▶ EXERCISE:
Within this material, how many lines have the string "React" in them? The answer is a number, with nothing added.

▶ DATA SECTION:
______________________________

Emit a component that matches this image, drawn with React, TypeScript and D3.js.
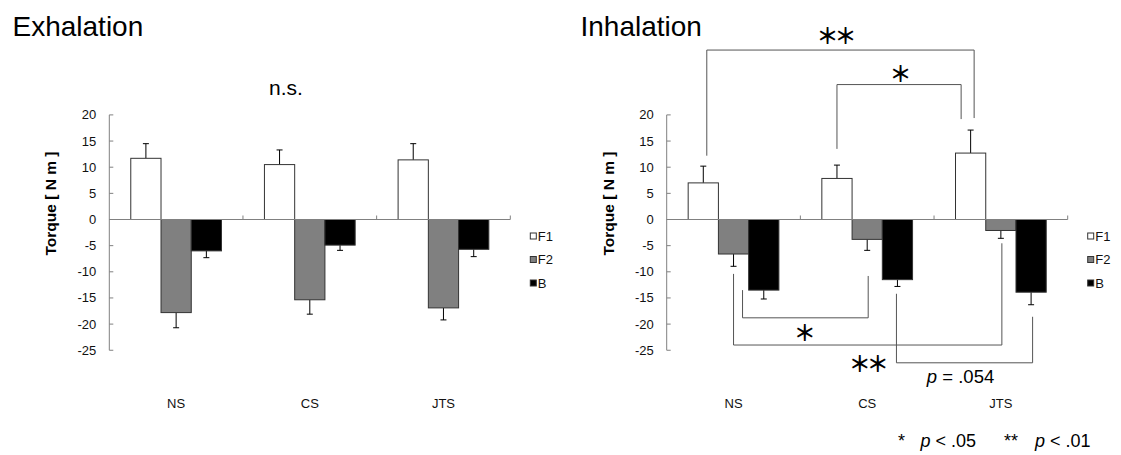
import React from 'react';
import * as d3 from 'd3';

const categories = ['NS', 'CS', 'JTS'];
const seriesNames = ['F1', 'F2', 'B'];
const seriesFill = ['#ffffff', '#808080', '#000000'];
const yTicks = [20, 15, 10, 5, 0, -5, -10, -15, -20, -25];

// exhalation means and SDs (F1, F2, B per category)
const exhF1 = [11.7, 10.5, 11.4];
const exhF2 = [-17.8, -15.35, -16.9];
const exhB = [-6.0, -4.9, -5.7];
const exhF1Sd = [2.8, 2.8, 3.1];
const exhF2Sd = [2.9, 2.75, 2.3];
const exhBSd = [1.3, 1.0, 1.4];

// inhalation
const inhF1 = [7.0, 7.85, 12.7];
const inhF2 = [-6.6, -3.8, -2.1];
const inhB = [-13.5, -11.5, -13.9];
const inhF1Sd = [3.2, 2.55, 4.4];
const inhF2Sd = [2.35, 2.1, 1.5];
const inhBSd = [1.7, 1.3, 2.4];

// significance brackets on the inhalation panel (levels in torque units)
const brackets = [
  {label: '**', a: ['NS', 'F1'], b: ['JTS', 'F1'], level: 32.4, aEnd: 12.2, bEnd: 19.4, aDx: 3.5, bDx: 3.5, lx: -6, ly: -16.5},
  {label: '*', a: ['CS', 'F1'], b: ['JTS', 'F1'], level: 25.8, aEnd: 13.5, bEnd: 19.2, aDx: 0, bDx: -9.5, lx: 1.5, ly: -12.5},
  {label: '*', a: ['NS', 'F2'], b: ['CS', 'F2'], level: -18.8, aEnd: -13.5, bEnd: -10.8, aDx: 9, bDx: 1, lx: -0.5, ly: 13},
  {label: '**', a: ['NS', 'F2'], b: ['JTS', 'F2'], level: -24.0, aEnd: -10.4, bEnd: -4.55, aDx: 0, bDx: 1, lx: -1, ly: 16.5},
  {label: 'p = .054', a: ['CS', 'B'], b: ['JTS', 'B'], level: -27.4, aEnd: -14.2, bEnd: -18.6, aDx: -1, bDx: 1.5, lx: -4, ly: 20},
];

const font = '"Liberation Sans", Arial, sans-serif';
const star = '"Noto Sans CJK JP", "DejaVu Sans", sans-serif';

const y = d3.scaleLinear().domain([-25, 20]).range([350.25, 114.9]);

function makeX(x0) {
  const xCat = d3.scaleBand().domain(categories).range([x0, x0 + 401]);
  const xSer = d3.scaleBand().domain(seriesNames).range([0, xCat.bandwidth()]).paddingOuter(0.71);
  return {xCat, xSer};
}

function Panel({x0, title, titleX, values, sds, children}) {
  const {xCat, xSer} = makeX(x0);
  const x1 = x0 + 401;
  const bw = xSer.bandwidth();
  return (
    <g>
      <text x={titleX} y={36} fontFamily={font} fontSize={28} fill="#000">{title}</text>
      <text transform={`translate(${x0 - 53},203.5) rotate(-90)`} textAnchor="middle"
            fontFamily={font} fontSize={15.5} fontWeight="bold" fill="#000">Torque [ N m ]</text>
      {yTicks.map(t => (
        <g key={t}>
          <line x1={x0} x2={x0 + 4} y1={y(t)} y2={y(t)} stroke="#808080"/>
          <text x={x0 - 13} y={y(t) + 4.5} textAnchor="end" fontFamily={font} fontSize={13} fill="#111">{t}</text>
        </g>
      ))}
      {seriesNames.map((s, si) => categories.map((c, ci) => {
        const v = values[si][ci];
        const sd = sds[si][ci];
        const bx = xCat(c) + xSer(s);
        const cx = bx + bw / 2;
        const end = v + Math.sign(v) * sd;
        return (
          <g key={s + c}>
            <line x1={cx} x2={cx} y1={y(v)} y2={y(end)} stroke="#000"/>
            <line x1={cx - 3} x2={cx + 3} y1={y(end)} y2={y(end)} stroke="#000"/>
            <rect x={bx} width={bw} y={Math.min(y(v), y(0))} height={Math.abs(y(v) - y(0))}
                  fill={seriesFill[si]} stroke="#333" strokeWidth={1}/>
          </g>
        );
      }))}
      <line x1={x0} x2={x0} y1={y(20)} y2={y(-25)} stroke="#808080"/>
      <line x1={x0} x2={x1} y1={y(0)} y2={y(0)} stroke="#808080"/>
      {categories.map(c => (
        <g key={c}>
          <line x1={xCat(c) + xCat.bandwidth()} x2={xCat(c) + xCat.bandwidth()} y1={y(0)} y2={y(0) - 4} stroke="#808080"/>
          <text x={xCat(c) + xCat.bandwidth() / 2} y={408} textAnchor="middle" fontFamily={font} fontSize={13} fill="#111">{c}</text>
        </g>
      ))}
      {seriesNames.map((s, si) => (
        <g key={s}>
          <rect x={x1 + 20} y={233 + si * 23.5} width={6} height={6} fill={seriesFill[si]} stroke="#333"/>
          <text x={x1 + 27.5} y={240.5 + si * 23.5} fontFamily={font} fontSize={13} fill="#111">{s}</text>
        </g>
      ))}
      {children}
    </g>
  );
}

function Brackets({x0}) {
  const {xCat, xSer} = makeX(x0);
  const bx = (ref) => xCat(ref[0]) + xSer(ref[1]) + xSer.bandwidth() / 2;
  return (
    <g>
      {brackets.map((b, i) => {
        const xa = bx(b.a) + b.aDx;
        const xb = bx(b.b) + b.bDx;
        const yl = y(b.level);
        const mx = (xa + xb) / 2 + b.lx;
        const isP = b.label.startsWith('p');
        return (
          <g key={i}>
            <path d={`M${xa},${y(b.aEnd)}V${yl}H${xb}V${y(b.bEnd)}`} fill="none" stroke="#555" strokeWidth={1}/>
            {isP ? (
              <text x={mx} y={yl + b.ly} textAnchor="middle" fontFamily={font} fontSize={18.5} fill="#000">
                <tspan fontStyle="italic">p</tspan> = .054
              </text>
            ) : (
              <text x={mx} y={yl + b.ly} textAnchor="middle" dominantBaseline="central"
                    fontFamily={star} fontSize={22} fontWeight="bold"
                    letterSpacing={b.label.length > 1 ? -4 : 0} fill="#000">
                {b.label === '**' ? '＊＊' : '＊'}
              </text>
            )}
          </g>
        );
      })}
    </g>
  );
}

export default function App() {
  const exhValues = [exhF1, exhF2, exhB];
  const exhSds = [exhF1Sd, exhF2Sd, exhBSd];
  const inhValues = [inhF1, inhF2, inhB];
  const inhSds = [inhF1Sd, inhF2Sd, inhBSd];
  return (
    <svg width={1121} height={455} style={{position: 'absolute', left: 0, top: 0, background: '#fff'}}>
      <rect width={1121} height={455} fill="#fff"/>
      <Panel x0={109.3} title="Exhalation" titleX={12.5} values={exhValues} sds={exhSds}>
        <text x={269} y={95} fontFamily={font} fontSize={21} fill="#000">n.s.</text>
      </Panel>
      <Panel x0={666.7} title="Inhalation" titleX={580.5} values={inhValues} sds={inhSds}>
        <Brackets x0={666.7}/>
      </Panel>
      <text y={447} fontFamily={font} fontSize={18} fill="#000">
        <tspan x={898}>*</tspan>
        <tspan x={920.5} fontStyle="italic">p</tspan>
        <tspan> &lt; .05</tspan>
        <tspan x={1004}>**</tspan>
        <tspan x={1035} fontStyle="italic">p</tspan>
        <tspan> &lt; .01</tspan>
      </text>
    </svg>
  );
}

______________________________

▶ FULL RESPONSE:
2